WORK REQUIRED:
Look through the material below for "this". Copy every line that contains it.

A block of data:
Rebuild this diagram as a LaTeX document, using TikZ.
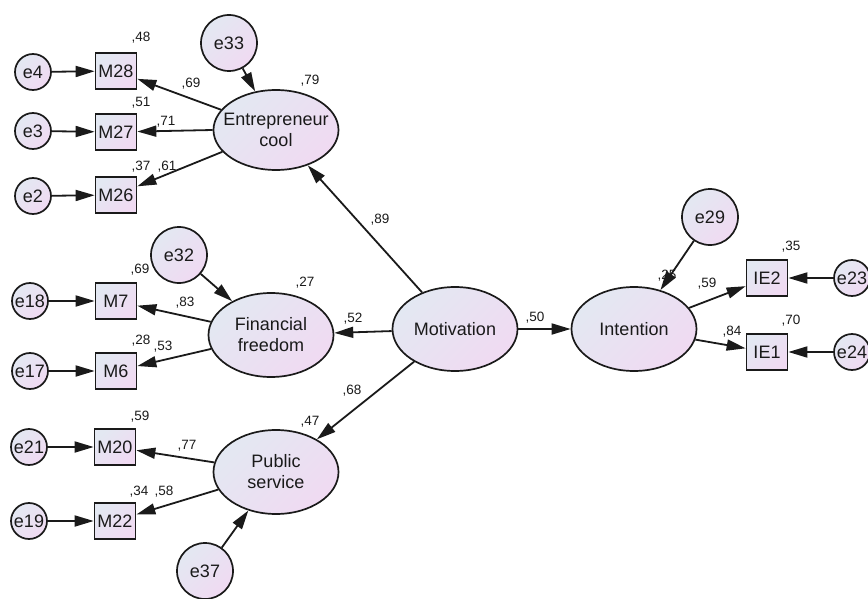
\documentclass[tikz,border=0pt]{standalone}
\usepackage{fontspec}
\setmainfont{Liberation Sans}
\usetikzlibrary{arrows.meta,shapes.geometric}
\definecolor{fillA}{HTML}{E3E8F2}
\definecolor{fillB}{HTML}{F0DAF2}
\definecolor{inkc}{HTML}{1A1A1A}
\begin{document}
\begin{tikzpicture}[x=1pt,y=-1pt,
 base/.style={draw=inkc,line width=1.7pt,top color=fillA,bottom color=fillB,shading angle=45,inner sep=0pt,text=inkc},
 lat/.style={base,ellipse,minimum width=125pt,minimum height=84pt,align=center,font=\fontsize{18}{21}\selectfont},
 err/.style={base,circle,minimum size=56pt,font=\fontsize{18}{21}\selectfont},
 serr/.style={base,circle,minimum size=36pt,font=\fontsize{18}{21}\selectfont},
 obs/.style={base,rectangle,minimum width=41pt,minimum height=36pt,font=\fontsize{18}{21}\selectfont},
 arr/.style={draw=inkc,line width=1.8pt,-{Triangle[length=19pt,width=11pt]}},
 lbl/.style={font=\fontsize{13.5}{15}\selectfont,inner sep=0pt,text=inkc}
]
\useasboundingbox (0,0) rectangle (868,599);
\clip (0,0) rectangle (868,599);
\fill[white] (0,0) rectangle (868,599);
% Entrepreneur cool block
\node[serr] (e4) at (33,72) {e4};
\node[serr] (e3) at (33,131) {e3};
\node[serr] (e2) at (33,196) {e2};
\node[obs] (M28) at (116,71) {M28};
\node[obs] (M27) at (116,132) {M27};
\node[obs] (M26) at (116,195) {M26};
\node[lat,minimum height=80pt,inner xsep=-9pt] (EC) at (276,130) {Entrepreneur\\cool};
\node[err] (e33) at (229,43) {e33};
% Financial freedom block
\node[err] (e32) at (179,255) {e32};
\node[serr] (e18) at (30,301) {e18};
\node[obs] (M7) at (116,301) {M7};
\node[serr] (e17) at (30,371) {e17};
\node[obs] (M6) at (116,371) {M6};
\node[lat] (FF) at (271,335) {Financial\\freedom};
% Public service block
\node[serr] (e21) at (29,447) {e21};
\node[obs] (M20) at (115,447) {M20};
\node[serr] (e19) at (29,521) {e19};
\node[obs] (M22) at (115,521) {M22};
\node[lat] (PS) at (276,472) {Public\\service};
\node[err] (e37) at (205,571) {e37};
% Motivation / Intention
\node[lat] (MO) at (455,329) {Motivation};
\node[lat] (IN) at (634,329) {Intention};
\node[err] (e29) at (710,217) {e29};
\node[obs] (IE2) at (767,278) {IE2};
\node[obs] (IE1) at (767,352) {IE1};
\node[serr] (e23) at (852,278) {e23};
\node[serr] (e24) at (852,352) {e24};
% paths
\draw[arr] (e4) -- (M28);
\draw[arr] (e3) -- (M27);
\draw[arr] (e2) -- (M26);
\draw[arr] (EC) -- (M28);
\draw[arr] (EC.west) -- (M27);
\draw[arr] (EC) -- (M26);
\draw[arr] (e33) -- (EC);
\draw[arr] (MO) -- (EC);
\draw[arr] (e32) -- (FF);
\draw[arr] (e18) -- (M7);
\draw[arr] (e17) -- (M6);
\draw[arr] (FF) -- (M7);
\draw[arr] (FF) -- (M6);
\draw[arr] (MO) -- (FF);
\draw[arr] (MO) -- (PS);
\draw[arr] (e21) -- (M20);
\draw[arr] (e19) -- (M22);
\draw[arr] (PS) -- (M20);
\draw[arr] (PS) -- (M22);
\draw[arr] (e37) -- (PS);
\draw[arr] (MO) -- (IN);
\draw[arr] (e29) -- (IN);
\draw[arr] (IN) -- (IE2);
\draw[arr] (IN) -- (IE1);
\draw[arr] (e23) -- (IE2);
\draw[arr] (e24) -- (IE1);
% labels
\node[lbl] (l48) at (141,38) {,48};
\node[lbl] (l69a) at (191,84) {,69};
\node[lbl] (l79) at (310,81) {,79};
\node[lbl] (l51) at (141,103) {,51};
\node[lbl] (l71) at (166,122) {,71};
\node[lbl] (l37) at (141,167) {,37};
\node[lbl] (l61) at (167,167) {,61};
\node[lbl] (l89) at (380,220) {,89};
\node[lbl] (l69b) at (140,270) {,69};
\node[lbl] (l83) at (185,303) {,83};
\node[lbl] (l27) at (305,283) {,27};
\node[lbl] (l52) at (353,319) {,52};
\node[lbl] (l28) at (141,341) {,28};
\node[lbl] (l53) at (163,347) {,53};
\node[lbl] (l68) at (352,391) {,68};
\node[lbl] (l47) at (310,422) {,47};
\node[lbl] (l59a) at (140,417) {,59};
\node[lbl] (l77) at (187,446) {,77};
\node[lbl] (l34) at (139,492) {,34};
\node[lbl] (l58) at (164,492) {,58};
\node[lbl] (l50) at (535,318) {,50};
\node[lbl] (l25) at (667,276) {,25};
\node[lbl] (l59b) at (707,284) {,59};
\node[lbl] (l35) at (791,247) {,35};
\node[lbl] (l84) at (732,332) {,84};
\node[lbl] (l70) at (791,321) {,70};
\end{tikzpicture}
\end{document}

---

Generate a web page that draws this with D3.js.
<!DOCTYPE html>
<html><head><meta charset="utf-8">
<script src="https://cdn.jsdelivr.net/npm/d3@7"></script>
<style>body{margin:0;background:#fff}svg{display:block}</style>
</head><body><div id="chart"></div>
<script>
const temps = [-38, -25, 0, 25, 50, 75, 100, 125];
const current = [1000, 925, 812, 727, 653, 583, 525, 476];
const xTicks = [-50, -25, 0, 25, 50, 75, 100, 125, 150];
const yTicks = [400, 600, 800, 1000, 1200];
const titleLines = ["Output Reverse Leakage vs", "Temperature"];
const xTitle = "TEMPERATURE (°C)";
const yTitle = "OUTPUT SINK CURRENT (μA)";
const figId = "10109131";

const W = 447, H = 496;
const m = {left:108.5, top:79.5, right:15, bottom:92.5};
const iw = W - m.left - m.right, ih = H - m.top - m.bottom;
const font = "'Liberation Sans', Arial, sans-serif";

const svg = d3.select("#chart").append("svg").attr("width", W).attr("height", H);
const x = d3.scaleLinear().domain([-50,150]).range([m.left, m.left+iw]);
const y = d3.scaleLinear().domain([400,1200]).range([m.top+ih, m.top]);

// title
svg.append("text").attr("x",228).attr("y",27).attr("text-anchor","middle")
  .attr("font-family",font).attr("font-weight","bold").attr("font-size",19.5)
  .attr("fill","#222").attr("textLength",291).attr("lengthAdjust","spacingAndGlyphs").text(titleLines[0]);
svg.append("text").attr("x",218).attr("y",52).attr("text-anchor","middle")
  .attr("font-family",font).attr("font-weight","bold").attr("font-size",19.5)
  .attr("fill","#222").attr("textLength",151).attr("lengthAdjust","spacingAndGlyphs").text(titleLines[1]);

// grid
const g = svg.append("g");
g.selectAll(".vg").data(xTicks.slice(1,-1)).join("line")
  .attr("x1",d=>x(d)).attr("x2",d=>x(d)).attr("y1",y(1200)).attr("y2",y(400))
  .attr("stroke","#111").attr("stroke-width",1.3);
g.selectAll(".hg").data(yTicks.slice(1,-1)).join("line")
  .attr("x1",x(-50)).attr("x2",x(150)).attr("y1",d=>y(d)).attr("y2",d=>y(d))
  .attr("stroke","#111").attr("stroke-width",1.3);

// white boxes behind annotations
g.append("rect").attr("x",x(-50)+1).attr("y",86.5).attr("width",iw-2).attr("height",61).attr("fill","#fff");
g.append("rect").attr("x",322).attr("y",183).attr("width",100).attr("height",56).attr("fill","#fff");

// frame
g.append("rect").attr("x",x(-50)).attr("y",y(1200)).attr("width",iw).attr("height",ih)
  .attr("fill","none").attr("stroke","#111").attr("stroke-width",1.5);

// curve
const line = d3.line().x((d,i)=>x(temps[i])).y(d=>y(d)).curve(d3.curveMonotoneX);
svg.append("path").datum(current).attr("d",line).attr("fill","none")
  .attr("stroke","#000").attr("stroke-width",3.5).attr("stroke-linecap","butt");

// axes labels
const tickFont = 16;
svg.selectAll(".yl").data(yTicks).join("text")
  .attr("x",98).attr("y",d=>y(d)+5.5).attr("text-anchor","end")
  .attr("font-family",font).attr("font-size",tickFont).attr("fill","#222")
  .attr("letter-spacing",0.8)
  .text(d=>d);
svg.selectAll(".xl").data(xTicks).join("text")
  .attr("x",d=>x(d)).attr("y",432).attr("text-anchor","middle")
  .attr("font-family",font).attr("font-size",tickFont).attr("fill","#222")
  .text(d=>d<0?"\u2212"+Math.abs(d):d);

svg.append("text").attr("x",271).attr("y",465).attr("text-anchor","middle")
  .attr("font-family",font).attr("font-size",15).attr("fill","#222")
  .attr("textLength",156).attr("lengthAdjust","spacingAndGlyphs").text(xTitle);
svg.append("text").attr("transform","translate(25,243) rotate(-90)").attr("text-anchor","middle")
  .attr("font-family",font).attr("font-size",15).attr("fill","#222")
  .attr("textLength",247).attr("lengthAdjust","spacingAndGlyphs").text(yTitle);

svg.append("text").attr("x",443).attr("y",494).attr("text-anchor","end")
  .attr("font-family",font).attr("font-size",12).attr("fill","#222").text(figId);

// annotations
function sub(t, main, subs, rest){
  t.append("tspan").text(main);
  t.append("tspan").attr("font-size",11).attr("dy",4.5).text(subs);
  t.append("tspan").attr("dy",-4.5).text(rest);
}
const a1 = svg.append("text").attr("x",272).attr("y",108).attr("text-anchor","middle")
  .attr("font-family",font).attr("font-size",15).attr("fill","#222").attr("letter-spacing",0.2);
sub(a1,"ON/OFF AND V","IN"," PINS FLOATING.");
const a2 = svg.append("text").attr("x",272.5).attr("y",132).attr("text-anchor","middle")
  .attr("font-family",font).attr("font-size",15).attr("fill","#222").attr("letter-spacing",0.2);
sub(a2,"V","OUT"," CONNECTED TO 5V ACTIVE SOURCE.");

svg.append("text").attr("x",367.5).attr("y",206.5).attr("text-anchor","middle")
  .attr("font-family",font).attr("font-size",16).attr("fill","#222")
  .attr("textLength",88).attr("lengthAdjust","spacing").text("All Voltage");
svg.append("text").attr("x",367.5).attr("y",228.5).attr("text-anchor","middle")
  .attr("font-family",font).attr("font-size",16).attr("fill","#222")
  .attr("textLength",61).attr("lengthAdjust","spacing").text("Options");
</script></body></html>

TASK ANSWER:
Rebuild this diagram as a LaTeX document, using TikZ.
Generate a web page that draws this with D3.js.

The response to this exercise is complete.